The Commercial Vehicle segment is also badly down at 56,866 units down 25.71 percent. M&HCVs, which essentially are the sturdy backbone of the automobile sector, are down 37.48 percent at 17,722 units. And its lighter cousin, the LCV, is also down by 18.79 percent to 39,144 units.
The Two-Wheeler segment, which a year ago was firing on all cylinders, is down 16.82 percent with all three sub-segments – scooters, motorcycles and mopeds – down in double digits.
The Three-Wheeler segment, with sales of 55,719 units, is down 7.66 percent, the sole one with single-digit negative growth, if that is some consolation albeit that could be likened to the Stockholm Syndrome.
A quick glance at the sales statistics for the past 12 months reveal how overall sales have plunged, month on month. July 2019's sales decline of 18.71 percent is also the highest. The writing is on the wall: India Auto Inc needs a booster package in the form of a GST cut, the earlier the better.
SIAM welcomes PM's assurance on co-existence of ICE vehicles and EVs
The industry body has welcomed the prime minister Narendra Modi’s assurance that both internal combustion engine (ICE)-based automobiles as well as electric vehicles (EV) can co-exist.
According to Rajan Wadhera, president, SIAM, "This is completely in-line with SIAM’s recommendations that all relevant technologies should co-exist in our journey towards sustainable mobility, and hence would call for a long-term roadmap for all futuristic technologies, which instils confidence to the industry to get going."
SIAM urges revival package, scrappage policy soon
"The situation in the automotive industry seems to have become much more complex to what we have already seen. There's an urgent need for some kind of a revival package from the government. This is the time when the industry really needs government's support," said Vishnu Mathur, director general, SIAM.
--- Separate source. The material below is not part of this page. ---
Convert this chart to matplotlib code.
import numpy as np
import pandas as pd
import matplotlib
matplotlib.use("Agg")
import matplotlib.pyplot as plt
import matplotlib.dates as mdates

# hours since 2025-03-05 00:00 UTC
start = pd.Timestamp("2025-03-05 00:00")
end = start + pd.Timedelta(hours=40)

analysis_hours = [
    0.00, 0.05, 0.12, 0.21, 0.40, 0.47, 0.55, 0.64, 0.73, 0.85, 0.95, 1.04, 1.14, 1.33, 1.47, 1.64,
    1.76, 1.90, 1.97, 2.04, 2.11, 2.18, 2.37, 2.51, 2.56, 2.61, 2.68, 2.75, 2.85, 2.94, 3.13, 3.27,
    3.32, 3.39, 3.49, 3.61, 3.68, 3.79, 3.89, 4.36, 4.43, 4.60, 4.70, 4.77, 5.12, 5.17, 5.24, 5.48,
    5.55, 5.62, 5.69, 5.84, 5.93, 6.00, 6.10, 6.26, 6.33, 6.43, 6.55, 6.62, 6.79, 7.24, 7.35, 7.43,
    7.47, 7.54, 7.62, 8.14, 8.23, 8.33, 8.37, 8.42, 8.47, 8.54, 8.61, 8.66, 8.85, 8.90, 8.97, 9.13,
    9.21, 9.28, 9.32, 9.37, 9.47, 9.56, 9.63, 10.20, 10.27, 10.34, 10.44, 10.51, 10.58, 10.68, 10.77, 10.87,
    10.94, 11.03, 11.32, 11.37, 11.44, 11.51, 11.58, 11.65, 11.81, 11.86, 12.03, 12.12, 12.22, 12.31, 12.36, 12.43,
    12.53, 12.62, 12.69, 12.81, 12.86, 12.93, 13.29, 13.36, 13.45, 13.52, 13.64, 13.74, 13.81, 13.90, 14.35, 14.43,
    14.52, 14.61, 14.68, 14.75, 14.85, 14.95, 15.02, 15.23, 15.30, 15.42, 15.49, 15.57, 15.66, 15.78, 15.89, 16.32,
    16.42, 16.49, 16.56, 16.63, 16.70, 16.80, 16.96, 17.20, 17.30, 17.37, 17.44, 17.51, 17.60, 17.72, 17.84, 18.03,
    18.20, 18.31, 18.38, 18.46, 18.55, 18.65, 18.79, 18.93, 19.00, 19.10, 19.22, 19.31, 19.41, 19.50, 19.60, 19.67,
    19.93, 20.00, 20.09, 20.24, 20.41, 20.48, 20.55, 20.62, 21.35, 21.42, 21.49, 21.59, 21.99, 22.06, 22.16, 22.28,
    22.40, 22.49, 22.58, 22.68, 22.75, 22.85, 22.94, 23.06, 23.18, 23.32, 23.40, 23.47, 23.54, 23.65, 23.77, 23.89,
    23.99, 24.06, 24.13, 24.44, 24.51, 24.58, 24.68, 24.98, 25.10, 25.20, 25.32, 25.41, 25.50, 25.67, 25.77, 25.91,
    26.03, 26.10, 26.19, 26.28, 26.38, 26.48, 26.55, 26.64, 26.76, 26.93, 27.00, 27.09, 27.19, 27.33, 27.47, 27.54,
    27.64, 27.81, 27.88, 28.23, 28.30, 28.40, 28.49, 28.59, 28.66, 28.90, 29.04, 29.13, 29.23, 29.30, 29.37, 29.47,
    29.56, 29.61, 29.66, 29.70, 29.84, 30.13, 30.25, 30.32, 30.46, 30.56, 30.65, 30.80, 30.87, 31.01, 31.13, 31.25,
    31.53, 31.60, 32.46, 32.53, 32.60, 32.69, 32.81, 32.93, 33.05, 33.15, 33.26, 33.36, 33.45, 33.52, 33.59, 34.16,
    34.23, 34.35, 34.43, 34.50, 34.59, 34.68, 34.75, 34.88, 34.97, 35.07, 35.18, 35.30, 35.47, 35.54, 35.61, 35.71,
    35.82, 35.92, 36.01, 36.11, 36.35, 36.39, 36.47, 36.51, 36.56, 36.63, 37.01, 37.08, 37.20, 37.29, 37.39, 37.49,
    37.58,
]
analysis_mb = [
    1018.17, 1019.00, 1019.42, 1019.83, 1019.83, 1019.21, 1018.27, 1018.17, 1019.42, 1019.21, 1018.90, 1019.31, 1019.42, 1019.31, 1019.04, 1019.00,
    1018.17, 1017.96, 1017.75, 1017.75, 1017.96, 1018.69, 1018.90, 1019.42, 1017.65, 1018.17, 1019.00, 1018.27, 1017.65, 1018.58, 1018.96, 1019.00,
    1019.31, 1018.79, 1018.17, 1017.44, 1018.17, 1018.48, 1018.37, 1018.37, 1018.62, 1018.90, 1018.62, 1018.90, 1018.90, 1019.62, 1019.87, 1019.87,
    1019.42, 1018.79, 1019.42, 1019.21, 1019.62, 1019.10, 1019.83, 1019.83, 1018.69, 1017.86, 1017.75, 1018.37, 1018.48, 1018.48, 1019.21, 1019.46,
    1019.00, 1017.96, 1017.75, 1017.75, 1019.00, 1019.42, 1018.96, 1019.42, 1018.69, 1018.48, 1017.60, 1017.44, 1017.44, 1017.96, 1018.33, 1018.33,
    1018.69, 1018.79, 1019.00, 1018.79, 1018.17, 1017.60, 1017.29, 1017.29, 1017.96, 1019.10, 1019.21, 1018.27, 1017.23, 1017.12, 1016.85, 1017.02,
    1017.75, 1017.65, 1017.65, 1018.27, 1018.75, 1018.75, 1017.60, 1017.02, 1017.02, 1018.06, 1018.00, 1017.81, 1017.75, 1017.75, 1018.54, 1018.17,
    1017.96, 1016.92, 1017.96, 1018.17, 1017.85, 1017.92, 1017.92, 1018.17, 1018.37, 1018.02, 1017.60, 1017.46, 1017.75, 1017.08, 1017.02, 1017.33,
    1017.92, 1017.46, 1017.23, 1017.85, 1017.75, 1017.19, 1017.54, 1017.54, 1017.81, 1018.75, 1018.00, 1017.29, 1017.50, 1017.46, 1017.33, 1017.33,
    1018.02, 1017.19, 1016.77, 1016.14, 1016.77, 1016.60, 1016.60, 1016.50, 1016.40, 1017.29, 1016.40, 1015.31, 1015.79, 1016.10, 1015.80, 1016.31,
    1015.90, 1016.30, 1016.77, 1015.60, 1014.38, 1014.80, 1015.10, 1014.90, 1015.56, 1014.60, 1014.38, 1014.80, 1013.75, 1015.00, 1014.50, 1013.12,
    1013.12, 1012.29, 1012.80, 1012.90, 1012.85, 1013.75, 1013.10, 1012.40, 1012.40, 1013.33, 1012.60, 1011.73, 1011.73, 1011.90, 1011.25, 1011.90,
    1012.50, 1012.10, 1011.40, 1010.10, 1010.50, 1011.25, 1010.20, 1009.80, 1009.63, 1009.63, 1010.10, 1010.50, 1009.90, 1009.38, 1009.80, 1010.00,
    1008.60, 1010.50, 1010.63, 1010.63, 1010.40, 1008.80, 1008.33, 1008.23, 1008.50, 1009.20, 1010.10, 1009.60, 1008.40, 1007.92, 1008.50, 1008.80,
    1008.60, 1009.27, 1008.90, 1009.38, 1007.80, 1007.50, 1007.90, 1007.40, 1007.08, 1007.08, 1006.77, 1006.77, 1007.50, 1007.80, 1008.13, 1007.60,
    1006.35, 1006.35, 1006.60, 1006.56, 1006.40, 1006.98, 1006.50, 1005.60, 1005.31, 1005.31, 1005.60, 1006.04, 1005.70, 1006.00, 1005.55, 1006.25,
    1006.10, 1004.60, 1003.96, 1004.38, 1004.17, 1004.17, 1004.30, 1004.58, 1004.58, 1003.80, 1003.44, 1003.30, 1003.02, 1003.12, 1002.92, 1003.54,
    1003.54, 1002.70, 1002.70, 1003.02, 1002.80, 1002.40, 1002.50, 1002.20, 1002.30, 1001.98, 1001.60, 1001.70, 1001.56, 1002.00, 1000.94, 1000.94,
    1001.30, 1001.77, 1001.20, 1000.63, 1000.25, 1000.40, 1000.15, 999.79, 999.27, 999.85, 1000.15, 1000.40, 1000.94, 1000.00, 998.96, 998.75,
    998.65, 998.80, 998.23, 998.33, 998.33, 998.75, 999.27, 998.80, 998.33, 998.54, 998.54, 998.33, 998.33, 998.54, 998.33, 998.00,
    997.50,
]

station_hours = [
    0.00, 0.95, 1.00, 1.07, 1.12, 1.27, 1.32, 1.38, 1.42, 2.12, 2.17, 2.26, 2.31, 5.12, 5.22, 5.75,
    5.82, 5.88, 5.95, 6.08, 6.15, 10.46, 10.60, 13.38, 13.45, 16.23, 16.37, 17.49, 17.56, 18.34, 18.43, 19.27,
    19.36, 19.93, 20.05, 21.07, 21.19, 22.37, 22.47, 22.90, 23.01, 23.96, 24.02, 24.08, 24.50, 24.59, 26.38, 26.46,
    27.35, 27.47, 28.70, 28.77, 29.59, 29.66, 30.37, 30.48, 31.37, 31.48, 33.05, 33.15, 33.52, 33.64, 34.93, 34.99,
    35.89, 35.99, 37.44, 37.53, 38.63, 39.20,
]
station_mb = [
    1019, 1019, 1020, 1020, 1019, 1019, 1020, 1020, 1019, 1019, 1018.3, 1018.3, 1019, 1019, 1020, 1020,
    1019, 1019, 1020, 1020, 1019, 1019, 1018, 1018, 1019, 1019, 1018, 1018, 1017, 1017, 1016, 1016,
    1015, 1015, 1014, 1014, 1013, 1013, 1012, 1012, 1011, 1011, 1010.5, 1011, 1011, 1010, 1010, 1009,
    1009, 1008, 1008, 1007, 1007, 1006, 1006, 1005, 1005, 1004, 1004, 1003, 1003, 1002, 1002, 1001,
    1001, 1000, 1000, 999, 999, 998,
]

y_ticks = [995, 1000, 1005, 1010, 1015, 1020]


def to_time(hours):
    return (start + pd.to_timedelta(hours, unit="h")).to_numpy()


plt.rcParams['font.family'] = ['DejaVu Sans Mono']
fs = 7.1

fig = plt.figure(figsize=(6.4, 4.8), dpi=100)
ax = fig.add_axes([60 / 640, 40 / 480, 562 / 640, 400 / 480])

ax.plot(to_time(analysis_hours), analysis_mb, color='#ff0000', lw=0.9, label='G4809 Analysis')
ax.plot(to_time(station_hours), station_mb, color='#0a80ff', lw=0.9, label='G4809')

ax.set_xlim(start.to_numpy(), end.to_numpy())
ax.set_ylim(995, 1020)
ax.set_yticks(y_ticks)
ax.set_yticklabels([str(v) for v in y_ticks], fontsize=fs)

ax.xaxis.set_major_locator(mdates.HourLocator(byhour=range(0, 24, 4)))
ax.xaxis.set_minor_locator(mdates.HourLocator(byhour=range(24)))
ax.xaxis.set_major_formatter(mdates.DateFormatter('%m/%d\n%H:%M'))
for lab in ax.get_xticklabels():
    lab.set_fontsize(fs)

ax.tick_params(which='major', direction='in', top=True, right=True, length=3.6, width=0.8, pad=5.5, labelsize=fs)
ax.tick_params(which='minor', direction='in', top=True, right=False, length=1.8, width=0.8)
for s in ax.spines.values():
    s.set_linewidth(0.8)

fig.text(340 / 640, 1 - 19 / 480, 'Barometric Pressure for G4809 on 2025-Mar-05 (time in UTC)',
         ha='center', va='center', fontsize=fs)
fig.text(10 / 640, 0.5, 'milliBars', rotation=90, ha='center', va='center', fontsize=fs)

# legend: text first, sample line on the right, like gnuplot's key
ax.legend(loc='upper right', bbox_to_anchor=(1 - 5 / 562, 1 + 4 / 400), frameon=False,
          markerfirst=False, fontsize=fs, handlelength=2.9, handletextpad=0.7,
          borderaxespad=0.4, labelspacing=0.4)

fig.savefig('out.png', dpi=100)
"The Finance Ministry recently met representatives from the auto industry to discuss the current state of the industry. The government's response was extremely positive and there was a keen desire to understand the scenario. We are now hoping that the government will come out with some revival package very soon," he added.
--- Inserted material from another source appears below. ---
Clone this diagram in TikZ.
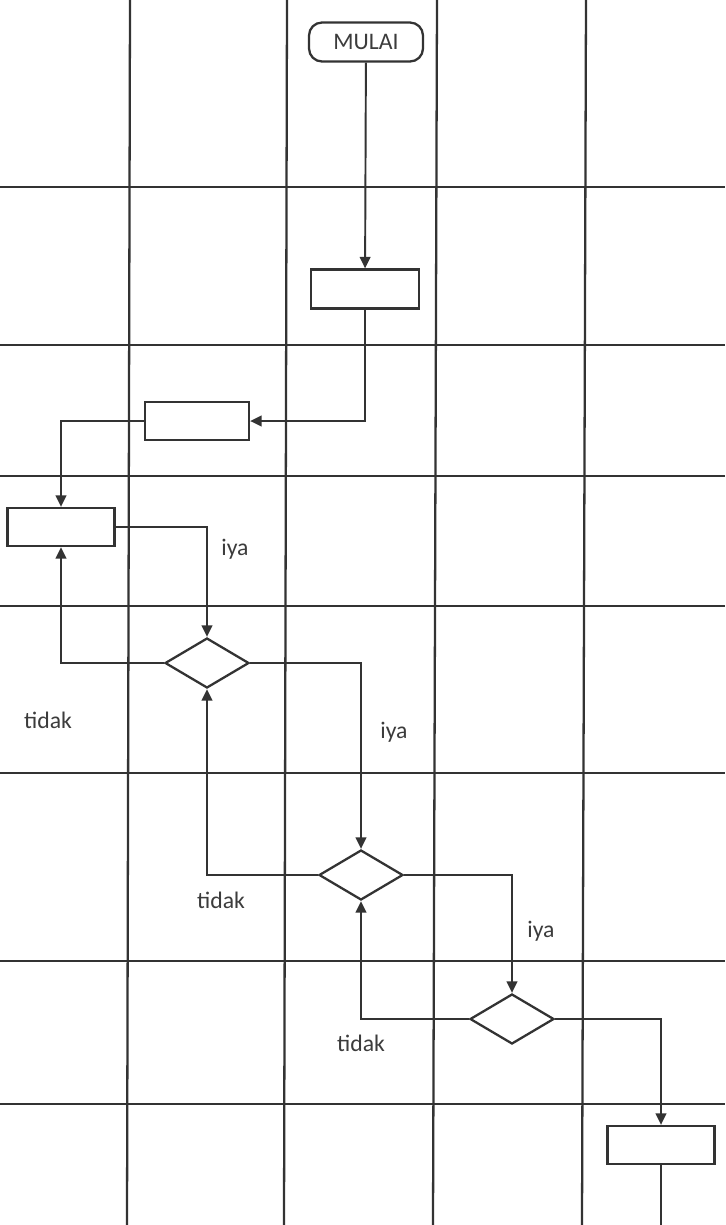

While SIAM has proposed an overall GST reduction to be brought on vehicles of all segments, rollout of the scrappage policy will give a push to new vehicle sales. Also, the most crucial expectation of the industry body is a re-strengthening of the financial sector, particularly the ailing NBFCs.
"Past history proves that revival packages do work and they work really well. We are now banking upon the festive season, a largely good monsoon, BS VI pre-buying and the revival package to bring the industry back on its feet," Mathur said.
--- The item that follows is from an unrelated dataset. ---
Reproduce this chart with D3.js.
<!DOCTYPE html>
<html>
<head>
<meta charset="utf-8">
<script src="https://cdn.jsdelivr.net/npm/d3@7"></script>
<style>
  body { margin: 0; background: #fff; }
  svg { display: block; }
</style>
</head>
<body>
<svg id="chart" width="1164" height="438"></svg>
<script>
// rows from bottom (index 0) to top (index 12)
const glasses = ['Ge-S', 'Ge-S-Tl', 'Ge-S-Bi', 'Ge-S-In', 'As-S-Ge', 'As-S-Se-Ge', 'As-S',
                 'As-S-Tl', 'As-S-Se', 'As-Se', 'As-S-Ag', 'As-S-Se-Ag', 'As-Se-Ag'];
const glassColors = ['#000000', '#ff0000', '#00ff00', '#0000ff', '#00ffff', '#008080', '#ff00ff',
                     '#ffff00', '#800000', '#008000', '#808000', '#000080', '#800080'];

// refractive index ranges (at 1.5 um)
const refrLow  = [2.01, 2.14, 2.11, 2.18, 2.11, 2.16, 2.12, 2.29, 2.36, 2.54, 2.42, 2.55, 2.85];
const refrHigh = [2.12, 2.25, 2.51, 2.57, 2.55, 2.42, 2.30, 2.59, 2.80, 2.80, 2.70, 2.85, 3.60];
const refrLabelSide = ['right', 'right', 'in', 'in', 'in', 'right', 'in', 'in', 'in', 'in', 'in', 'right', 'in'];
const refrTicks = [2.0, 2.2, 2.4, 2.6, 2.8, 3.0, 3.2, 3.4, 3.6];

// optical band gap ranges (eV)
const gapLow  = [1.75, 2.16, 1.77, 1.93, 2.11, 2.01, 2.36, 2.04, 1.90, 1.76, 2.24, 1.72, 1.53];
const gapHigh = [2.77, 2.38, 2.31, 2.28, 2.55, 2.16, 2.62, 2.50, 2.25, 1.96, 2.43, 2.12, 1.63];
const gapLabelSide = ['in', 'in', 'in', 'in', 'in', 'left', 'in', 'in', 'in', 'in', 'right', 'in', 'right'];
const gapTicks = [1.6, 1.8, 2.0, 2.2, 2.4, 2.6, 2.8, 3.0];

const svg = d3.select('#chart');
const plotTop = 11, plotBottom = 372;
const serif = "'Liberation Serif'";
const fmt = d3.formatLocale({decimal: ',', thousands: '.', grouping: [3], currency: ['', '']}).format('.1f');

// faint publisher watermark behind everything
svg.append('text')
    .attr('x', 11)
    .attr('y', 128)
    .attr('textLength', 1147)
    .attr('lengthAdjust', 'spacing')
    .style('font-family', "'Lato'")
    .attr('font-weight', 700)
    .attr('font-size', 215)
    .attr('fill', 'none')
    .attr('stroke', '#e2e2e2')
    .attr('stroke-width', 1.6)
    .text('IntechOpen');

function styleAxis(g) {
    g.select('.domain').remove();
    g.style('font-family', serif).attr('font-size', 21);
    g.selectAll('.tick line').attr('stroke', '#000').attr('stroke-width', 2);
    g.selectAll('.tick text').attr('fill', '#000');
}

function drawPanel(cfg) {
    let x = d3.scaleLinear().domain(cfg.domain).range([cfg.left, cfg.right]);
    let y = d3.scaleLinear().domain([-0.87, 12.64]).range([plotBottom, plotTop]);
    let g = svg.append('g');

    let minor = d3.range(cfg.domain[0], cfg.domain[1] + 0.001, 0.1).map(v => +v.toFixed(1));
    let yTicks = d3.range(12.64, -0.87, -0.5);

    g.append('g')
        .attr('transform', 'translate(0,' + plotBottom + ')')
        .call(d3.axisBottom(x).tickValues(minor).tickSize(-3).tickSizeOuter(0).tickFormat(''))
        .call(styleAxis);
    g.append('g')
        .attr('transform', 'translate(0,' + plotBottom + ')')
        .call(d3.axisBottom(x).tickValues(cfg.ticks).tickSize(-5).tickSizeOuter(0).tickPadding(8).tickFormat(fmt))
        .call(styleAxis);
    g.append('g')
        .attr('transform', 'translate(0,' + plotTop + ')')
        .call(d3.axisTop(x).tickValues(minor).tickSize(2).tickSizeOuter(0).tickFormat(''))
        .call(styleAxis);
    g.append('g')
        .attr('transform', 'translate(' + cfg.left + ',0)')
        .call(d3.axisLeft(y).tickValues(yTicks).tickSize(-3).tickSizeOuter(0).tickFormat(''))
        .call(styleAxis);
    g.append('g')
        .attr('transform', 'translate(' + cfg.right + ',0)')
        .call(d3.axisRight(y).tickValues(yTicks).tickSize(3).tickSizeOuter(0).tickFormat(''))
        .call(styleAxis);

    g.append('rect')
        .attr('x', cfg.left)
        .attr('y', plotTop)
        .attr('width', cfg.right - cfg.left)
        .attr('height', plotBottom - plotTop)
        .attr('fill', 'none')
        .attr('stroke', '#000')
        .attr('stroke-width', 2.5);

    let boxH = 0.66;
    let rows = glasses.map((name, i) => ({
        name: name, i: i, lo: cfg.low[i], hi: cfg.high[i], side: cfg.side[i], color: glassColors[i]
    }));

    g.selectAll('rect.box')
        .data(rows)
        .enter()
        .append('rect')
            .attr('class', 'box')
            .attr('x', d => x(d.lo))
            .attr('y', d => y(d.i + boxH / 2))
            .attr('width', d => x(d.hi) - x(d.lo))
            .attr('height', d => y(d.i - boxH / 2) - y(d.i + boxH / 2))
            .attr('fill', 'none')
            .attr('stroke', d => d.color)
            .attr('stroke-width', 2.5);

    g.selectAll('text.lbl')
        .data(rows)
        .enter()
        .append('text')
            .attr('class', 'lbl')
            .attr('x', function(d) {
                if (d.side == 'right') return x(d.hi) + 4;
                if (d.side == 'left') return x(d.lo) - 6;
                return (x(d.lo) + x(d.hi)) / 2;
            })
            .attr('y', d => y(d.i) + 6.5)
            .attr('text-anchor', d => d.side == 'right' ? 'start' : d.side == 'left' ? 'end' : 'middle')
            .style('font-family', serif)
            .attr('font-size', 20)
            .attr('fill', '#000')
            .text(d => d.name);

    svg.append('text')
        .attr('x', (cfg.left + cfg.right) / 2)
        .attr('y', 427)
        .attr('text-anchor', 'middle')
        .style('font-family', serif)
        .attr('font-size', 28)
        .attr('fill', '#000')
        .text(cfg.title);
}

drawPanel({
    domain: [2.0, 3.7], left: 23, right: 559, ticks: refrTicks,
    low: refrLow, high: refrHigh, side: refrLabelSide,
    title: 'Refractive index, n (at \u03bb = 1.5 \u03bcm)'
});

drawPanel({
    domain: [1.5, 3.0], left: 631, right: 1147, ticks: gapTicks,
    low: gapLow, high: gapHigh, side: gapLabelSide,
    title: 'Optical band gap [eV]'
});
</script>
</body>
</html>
When asked if the market has bottomed out, Mathur said that it is difficult to predict that. "If nothing is done in the next one or two months, sales will further go down."
330,000 jobs lost till date
The automotive industry in India which employs over 37 million people in direct and indirect roles and contributes over 49 percent to the country's manufacturing GDP, is facing an onerous situation so much so that even the past slowdowns of 2008-09 and 2013-14 didn't see all the segments falling off the cliff together.
According to SIAM, layoffs at OEMs have begun and as per its latest data which spans some 10-15 vehicle manufacturers, close to 15,000 casual and contractual workers have been retrenched across segments.
While OEMs are not the right places to observe a dramatic layoff pattern, it is more visible at the vendors and the dealers which are unable to sustain resource costs for a prolonged period.
According to Mathur, "With some 215,000 jobs being lost at the dealership level as per FADA and some 100,000 at the suppliers, the total count could be understood to be in the ballpark of 330,000 people getting retrenched as of date."
The ball is in the finance minister's court and the Ministry of Road Transport. Will the powers that be take heed? Watch this space.
INTERVIEW: VISHNU MATHUR, DIRECTOR-GENERAL, SIAM
Have passenger vehicle sales hit rock-bottom?
What is rock-bottom? Every month, we feel it's rock-bottom. You never know, one cannot make this kind of prediction, it is all just guessing. If we look at the numbers for last month, we thought that was very low, but this time it is breaking an almost 19-year record. You can never say this is the worst. If nothing is done in the next one or two months, it can further go down.
Will that be similar for the commercial vehicle and two-wheeler segments?
Yes. Ultimately the industry has to come back. But if it starts improving after being down for too long, the comeback also gets delayed. Immediate intervention has to be done or it will be difficult to come back quickly.
You sound very optimistic that there is a revival package in the pipeline?
The government called us for a meeting, so we are hopeful that something will happen. At least, they realise now there is something really wrong with the industry, that has to be corrected. Hopefully, by end-month. Apart from that, what more can we do?